Introduction :
A bottle of rose syrup is the most underused ingredient in the average Indian kitchen. Most households open it for one reason, rose milk, and then return it to the shelf for another fortnight. That is a waste of a genuinely versatile ingredient. The uses of rose syrup stretch well beyond the classic pink glass.
Here are ten five-minute ideas that rotate one SGR 777 Rose Syrup bottle across your entire summer.
1. Classic Rose Milk
The default: 2 tbsp SGR 777 Rose Syrup, 250 ml chilled milk, ice, a dust of cardamom. A rose milk mix scaled up for family gatherings works perfectly; the syrup holds its ratio beautifully at volume.
2. Rose Sharbat Cooler
The water-based version. Rose syrup + chilled water + lime + sabja seeds + ice. Lighter, faster, and fasting-friendly. The rose sharbat recipe is genuinely a two-minute operation.
3. Rose Kheer
Make your regular kheer, rice, milk, sugar, and cardamom. In the last minute of cooking, stir in 2 tbsp SGR 777 Rose Syrup. The rose kheer turns a faint pink, smells like a garden, and earns compliments it does not really deserve for the effort involved.
4. Rose Milkshake
Blend 250 ml milk, 2 tbsp rose syrup, 1 scoop vanilla ice-cream, and ice. The rose milkshake is the drink your children will ask for every Friday evening. Add a handful of fresh strawberries in peak season for a restaurant-grade finish.
5. Rose Falooda
Layer 2 tbsp rose syrup for falooda at the bottom of a tall glass. Add soaked sabja seeds, cooked falooda vermicelli, chilled milk, a scoop of vanilla ice-cream, and top with chopped nuts. Five minutes if you have the components prepped.
6. Rose Lemonade
Sparkling water, lime juice, 2 tbsp rose syrup, mint leaves, and ice. A drink that photographs beautifully and drinks even better. The most underrated modern use of a bottle of rose syrup.
7. Rose Lassi
Blend 200 ml thick curd, 2 tbsp rose syrup, a splash of milk, ice, and a pinch of cardamom. A Punjabi-meets-Persian classic that is both cooling and filling. Excellent as a late-afternoon mini-meal.
8. Rose Syrup Ice-Cream Drizzle
Vanilla ice-cream, a generous drizzle of rose syrup, crushed pistachio, and a pinch of edible rose petals. Thirty seconds to plate. Hotel-standard dessert. This is rose syrup doing its most glamorous job.

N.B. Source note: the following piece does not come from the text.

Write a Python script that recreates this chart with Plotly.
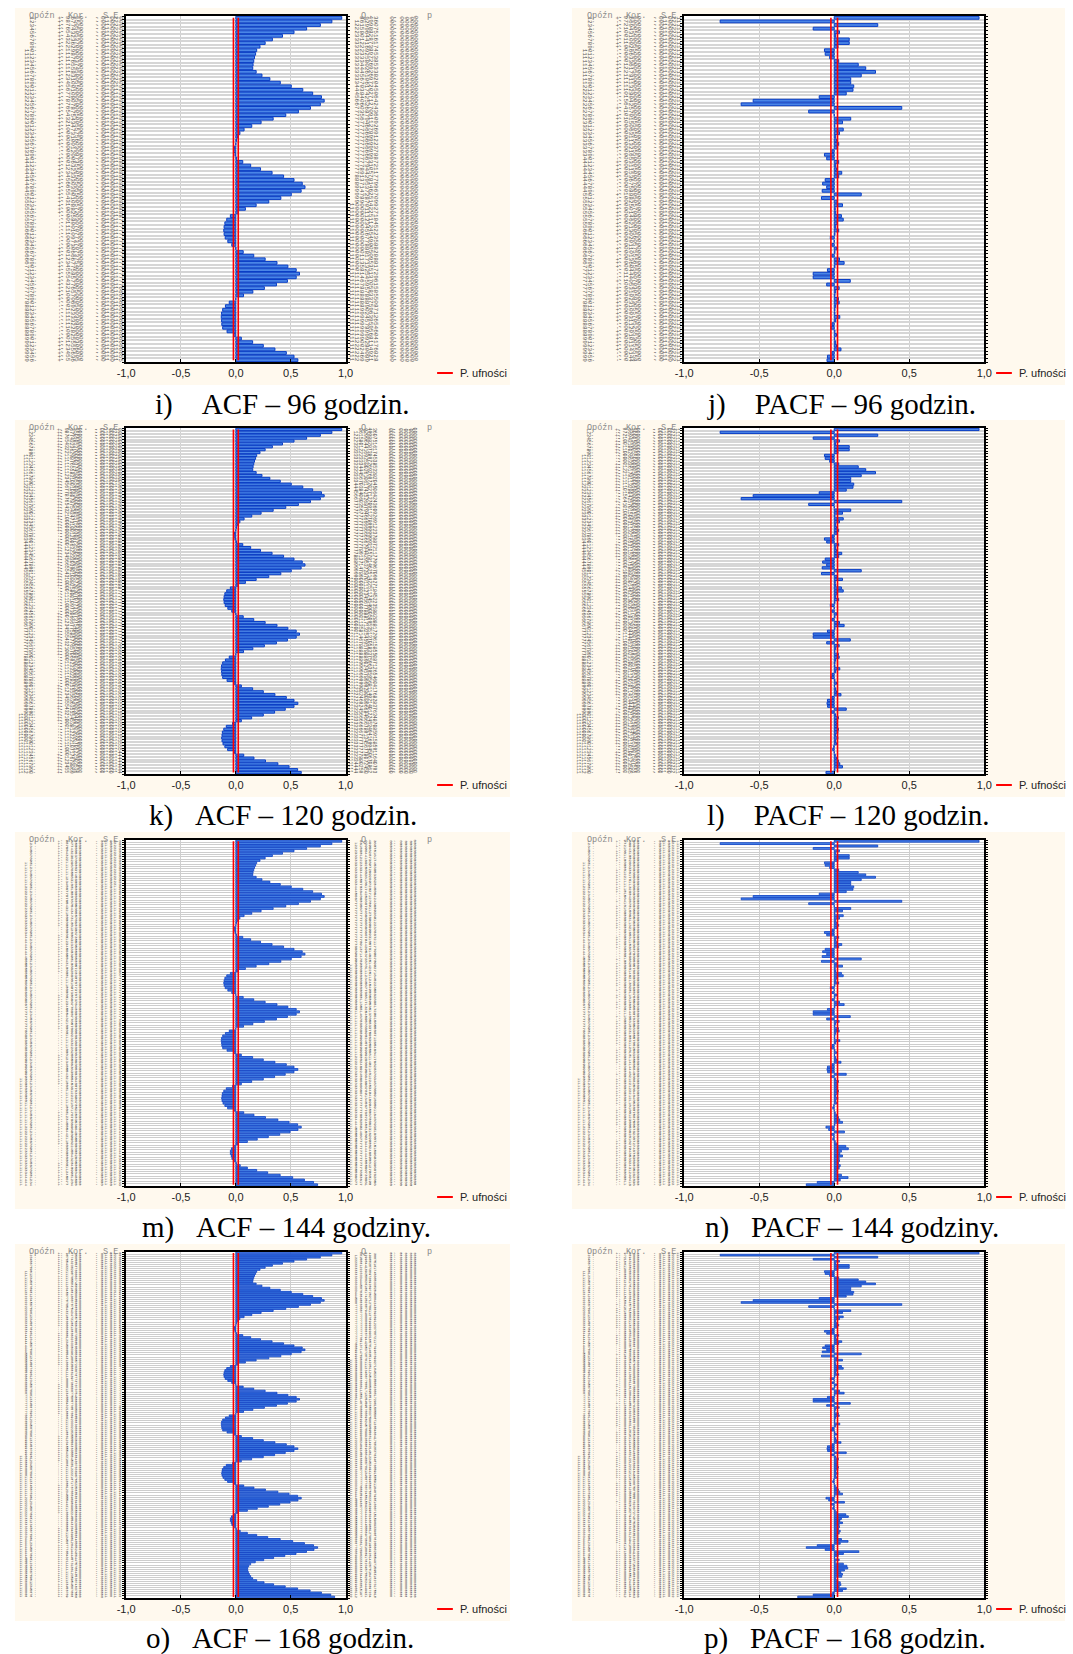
import math
import plotly.graph_objects as go

FIG_W, FIG_H = 1073, 1654

# ---------------- data ----------------
acf_lags_1_24 = [0.965, 0.875, 0.77, 0.645, 0.53, 0.425, 0.333, 0.267, 0.22, 0.19, 0.18, 0.17,
                 0.163, 0.157, 0.154, 0.185, 0.238, 0.31, 0.405, 0.505, 0.61, 0.70, 0.78, 0.805]
acf_lags_25_48 = [0.77, 0.68, 0.57, 0.455, 0.34, 0.23, 0.145, 0.075, 0.037, 0.015, 0.006, 0.0,
                  -0.013, -0.02, -0.008, 0.007, 0.063, 0.135, 0.225, 0.33, 0.435, 0.53, 0.605, 0.63]
acf_lags_49_72 = [0.595, 0.505, 0.41, 0.30, 0.185, 0.087, 0.022, -0.05, -0.083, -0.10, -0.107, -0.11,
                  -0.107, -0.097, -0.073, -0.037, 0.0, 0.067, 0.163, 0.267, 0.375, 0.474, 0.55, 0.58]
acf_lags_73_96 = [0.55, 0.47, 0.37, 0.26, 0.155, 0.07, 0.0, -0.06, -0.095, -0.12, -0.13, -0.133,
                  -0.13, -0.128, -0.12, -0.08, -0.02, 0.05, 0.153, 0.25, 0.356, 0.46, 0.53, 0.565]
acf_lags_97_120 = [0.53, 0.45, 0.353, 0.25, 0.144, 0.05, -0.03, -0.087, -0.11, -0.123, -0.126, -0.129,
                   -0.126, -0.117, -0.10, -0.075, -0.012, 0.072, 0.165, 0.27, 0.383, 0.485, 0.563, 0.596]
acf_lags_121_144 = [0.566, 0.494, 0.40, 0.296, 0.195, 0.105, 0.02, -0.02, -0.04, -0.05, -0.05, -0.042,
                    -0.036, -0.02, 0.005, 0.04, 0.105, 0.19, 0.29, 0.404, 0.518, 0.625, 0.708, 0.745]
acf_lags_145_168 = [0.712, 0.644, 0.548, 0.446, 0.344, 0.254, 0.177, 0.135, 0.117, 0.108, 0.108, 0.114,
                    0.123, 0.135, 0.153, 0.19, 0.257, 0.344, 0.45, 0.563, 0.677, 0.78, 0.865, 0.90]

pacf_lags_1_24 = [0.965, -0.76, 0.29, -0.14, 0.035, 0.01, 0.10, 0.10, 0.025, -0.065, -0.06, -0.03,
                  0.03, 0.16, 0.21, 0.275, 0.18, 0.11, 0.11, 0.13, 0.125, 0.08, -0.10, -0.54]
pacf_lags_25_48 = [-0.62, 0.45, -0.17, 0.0, 0.11, 0.055, 0.005, 0.06, 0.035, 0.01, 0.015, 0.03,
                   0.02, -0.015, -0.065, -0.05, 0.03, 0.01, 0.015, 0.05, 0.03, -0.06, -0.077, -0.05]
pacf_lags_49_72 = [-0.08, 0.18, -0.085, 0.02, 0.055, 0.007, 0.01, 0.048, 0.06, 0.02, 0.01, 0.03,
                   0.005, -0.026, 0.0, -0.015, 0.017, 0.005, -0.015, 0.035, 0.066, 0.005, -0.045, -0.14]
pacf_lags_73_96 = [-0.14, 0.107, -0.05, 0.033, 0.01, 0.005, 0.028, 0.033, 0.01, 0.005, 0.005, 0.037,
                   0.01, -0.015, -0.022, 0.005, 0.015, 0.003, 0.01, 0.015, 0.045, -0.015, -0.045, -0.048]
pacf_lags_97_120 = [-0.044, 0.08, -0.02, 0.01, 0.028, 0.022, 0.015, 0.02, 0.028, 0.024, 0.01, 0.024,
                    0.01, 0.015, -0.003, -0.01, 0.0, 0.007, 0.015, 0.028, 0.037, 0.055, 0.005, -0.055]
pacf_lags_121_144 = [-0.037, 0.068, -0.022, -0.003, -0.01, 0.007, 0.022, 0.077, 0.094, 0.048, 0.037, 0.055,
                     0.033, 0.035, 0.028, 0.04, 0.033, 0.015, 0.022, 0.048, 0.092, 0.04, -0.113, -0.186]
pacf_lags_145_168 = [-0.06, 0.164, 0.061, 0.026, 0.003, 0.033, 0.007, 0.061, 0.085, 0.09, 0.068, 0.044,
                     0.055, 0.05, 0.01, 0.024, 0.04, 0.044, 0.033, 0.08, 0.055, -0.01, -0.14, -0.243]

acf_values = (acf_lags_1_24 + acf_lags_25_48 + acf_lags_49_72 + acf_lags_73_96
              + acf_lags_97_120 + acf_lags_121_144 + acf_lags_145_168)
pacf_values = (pacf_lags_1_24 + pacf_lags_25_48 + pacf_lags_49_72 + pacf_lags_73_96
               + pacf_lags_97_120 + pacf_lags_121_144 + pacf_lags_145_168)

panel_kinds = ["ACF", "PACF", "ACF", "PACF", "ACF", "PACF", "ACF", "PACF"]
panel_nlags = [96, 96, 120, 120, 144, 144, 168, 168]
NB = "\u00a0"
caption_texts = [
    "i)" + NB * 4 + "ACF – 96 godzin.",
    "j)" + NB * 4 + "PACF – 96 godzin.",
    "k)" + NB * 3 + "ACF – 120 godzin.",
    "l)" + NB * 4 + "PACF – 120 godzin.",
    "m)" + NB * 3 + "ACF – 144 godziny.",
    "n)" + NB * 3 + "PACF – 144 godziny.",
    "o)" + NB * 3 + "ACF – 168 godzin.",
    "p)" + NB * 3 + "PACF – 168 godzin.",
]
conf_limits = [-0.022, 0.022]
x_tick_vals = [-1.0, -0.5, 0.0, 0.5, 1.0]
x_tick_text = ["-1,0", "-0,5", "0,0", "0,5", "1,0"]
legend_label = "P. ufności"
left_headers = ["Opóźn", "Kor.", "S.E"]
right_headers = ["Q", "p"]
n_obs = 9600

# ---------------- geometry (pixels) ----------------
col_frame = [(119, 342), (686, 991)]
col_cream = [(6, 509), (572, 1073)]
caption_x = [146, 707, 140, 707, 133, 705, 137, 704]
row_frame_top = [16, 428, 840, 1252]
FRAME_H = 346
row_cream_top = [8, 420, 832, 1244]
CREAM_H = 377
row_caption_y = [404, 815.5, 1227, 1638.5]
SERIF = "Liberation Serif, Times New Roman, Times, serif"


def px(x):
    return x / FIG_W


def py(y):
    return 1 - y / FIG_H


fig = go.Figure()
shapes = []
annotations = []


def add_strips(rows, x0, dx, yc, size, color):
    L = len(rows[0])
    for j in range(L):
        txt = "".join(s[j] for s in rows).replace(" ", NB)
        if txt.strip(NB) == "":
            continue
        annotations.append(dict(
            text=txt, x=px(x0 + j * dx), y=py(yc), xref="paper", yref="paper",
            showarrow=False, textangle=90, xanchor="center", yanchor="middle",
            borderpad=0, font=dict(family="Liberation Mono", size=size, color=color)))


for p in range(8):
    r, c = p // 2, p % 2
    kind = panel_kinds[p]
    N = panel_nlags[p]
    vals = (acf_values if kind == "ACF" else pacf_values)[:N]
    lags = list(range(1, N + 1))
    fx0, fx1 = col_frame[c]
    fy0 = row_frame_top[r]
    fy1 = fy0 + FRAME_H
    rowh = FRAME_H / N
    sfx = "" if p == 0 else str(p + 1)

    # backgrounds
    cx0, cx1 = col_cream[c]
    cy0 = row_cream_top[r]
    shapes.append(dict(type="rect", xref="paper", yref="paper", layer="below",
                       x0=px(cx0), x1=px(cx1), y0=py(cy0 + CREAM_H), y1=py(cy0),
                       fillcolor="#FFF9EE", line=dict(width=0)))
    shapes.append(dict(type="rect", xref="paper", yref="paper", layer="below",
                       x0=px(fx0), x1=px(fx1), y0=py(fy1), y1=py(fy0),
                       fillcolor="#FFFFFF", line=dict(width=0)))

    fig.add_trace(go.Bar(
        y=lags, x=vals, orientation="h", width=0.78,
        marker=dict(color="#4a85e6", line=dict(color="#0b3fc6", width=1.0 if N <= 120 else 0.8)),
        xaxis="x" + sfx, yaxis="y" + sfx, showlegend=False, hoverinfo="x+y"))
    fig.add_trace(go.Scatter(
        x=[conf_limits[0], conf_limits[0], None, conf_limits[1], conf_limits[1]],
        y=[1, N, None, 1, N], mode="lines", line=dict(color="#FF0000", width=1.6),
        xaxis="x" + sfx, yaxis="y" + sfx, showlegend=False, hoverinfo="skip"))

    grid_col = "#d6d6d6" if N <= 120 else "#cdcdcd"
    fig.layout["xaxis" + sfx] = dict(
        domain=[px(fx0), px(fx1)], anchor="y" + sfx, range=[-1, 1],
        tickvals=x_tick_vals, ticktext=x_tick_text, ticks="inside", ticklen=3,
        tickcolor="#000", showline=True, linecolor="#000", linewidth=2, mirror=True,
        showgrid=True, gridcolor="#cfcfcf", gridwidth=1.3, zeroline=False,
        tickfont=dict(family="Liberation Sans", size=11, color="#222"), fixedrange=True)
    fig.layout["yaxis" + sfx] = dict(
        domain=[py(fy1), py(fy0)], anchor="x" + sfx, range=[N + 0.5, 0.5],
        tick0=0.5, dtick=1, ticks="outside", ticklen=2, tickwidth=1, tickcolor="#000",
        showticklabels=False, showline=True, linecolor="#000", linewidth=2, mirror="ticks",
        showgrid=True, gridcolor=grid_col, gridwidth=max(1.0, rowh * 0.6), zeroline=False,
        fixedrange=True)

    # caption
    annotations.append(dict(text=caption_texts[p], x=px(caption_x[p]), y=py(row_caption_y[r]),
                            xref="paper", yref="paper", showarrow=False, xanchor="left",
                            yanchor="middle",
                            font=dict(family=SERIF, size=29, color="#000")))
    # legend
    lx = fx1 + 93 if c == 0 else fx1 + 12
    ly = fy1 + 11
    shapes.append(dict(type="line", xref="paper", yref="paper", x0=px(lx), x1=px(lx + 16),
                       y0=py(ly), y1=py(ly), line=dict(color="#FF0000", width=2)))
    annotations.append(dict(text=legend_label, x=px(lx + 21), y=py(ly), xref="paper",
                            yref="paper", showarrow=False, xanchor="left", yanchor="middle",
                            font=dict(family="Liberation Sans", size=11, color="#222")))

    # table texture (rotated tiny table text, one glyph per row)
    size = rowh / 0.6
    tcol = "#555" if N <= 96 else ("#444" if N <= 144 else "#2a2a2a")
    yc = (fy0 + fy1) / 2
    lag_rows = [f"{k:>3}." for k in lags]
    kor_rows = [("+" if v >= 0 else "-") + "," + f"{abs(v):.4f}"[2:] for v in vals]
    if kind == "ACF":
        se_rows = [("%.5f" % math.sqrt((n_obs - k) / (n_obs * (n_obs + 2))))[1:].replace(".", ",")
                   for k in lags]
    else:
        se_rows = [("%.5f" % (1 / math.sqrt(n_obs)))[1:].replace(".", ",") for k in lags]
    add_strips(lag_rows, fx0 - 107, 5.0, yc, size, tcol)
    add_strips(kor_rows, fx0 - 68.5, 4.4, yc, size, tcol)
    add_strips(se_rows, fx0 - 29, 4.5, yc, size, tcol)
    hdr_font = dict(family="Liberation Mono", size=8.5, color="#8a8a8a")
    for htxt, hx in zip(left_headers, [fx0 - 85, fx0 - 49, fx0 - 16]):
        annotations.append(dict(text=htxt, x=px(hx), y=py(fy0), xref="paper", yref="paper",
                                showarrow=False, xanchor="center", yanchor="middle", font=hdr_font))
    if kind == "ACF":
        q = 0.0
        q_rows = []
        for k, v in zip(lags, vals):
            q += n_obs * (n_obs + 2) * v * v / (n_obs - k)
            q_rows.append(f"{q:.0f}".rjust(6)[-6:])
        p_rows = ["0,0000" for k in lags]
        add_strips(q_rows, fx1 + 6, 4.8, yc, size, tcol)
        add_strips(p_rows, fx1 + 46, 5.0, yc, size, tcol)
        for htxt, hx in zip(right_headers, [fx1 + 18, fx1 + 85]):
            annotations.append(dict(text=htxt, x=px(hx), y=py(fy0), xref="paper", yref="paper",
                                    showarrow=False, xanchor="center", yanchor="middle",
                                    font=hdr_font))

fig.update_layout(
    width=FIG_W, height=FIG_H, margin=dict(l=0, r=0, t=0, b=0, pad=0),
    paper_bgcolor="#FFFFFF", plot_bgcolor="rgba(0,0,0,0)",
    shapes=shapes, annotations=annotations, showlegend=False, bargap=0.2,
)

fig.write_html("out.html")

9. Rose-Soaked Fruit Salad
Chop apples, grapes, pomegranate, and pineapple. Toss with 3 tbsp rose syrup, a squeeze of lime, and a pinch of rock salt. Chill 15 minutes. The fruit absorbs the rose and releases its own juices; the result is astonishingly grown-up.
10. Rose Mocktail (Party Hero)
Muddle mint and lime in a copper tumbler, add 2 tbsp rose syrup, top with tonic water and ice. Five minutes. Twelve compliments. Pair with roasted cashews. Parties end too fast with this one.
Why One Bottle Does Everything
The reason SGR 777 Rose Syrup works across all ten uses is consistency. A good traditional rose syrup carries its own body, aroma, and balanced sweetness, meaning it behaves identically whether you stir it into hot kheer, blend it into a milkshake, or drizzle it over ice cream. A thin essence or an inconsistent syrup will betray at least three of the ten recipes above. This is why quality at the source matters.
A Note on Storage
Refrigerate an opened rose syrup bottle. Close the cap tightly after every use; volatile compounds escape at room temperature. A bottle stored correctly maintains flavour for 30–45 days after opening. Making rose syrup at home is possible, but it is a multi-day petal-and-sugar process, and the consistency is hard to replicate. Starting with a ready bottle is the sensible choice for 99% of households.
FAQs
Can Rose Syrup Replace Sugar in Desserts?
Partially. Rose syrup adds sweetness plus aroma, so reduce the recipe’s sugar proportionally. It cannot fully replace dry sugar in baking structures like cakes.
Which Rose Syrup Works Best for Falooda?
A thick, traditional rose-petal syrup like SGR 777 Rose Syrup, the body holds at the base of the glass and flavours each layer as you drink.
Can I Use Rose Syrup in Tea or Coffee?
In iced rose-milk-tea preparations, yes. In hot coffee, the aroma evaporates, and the effect is lost.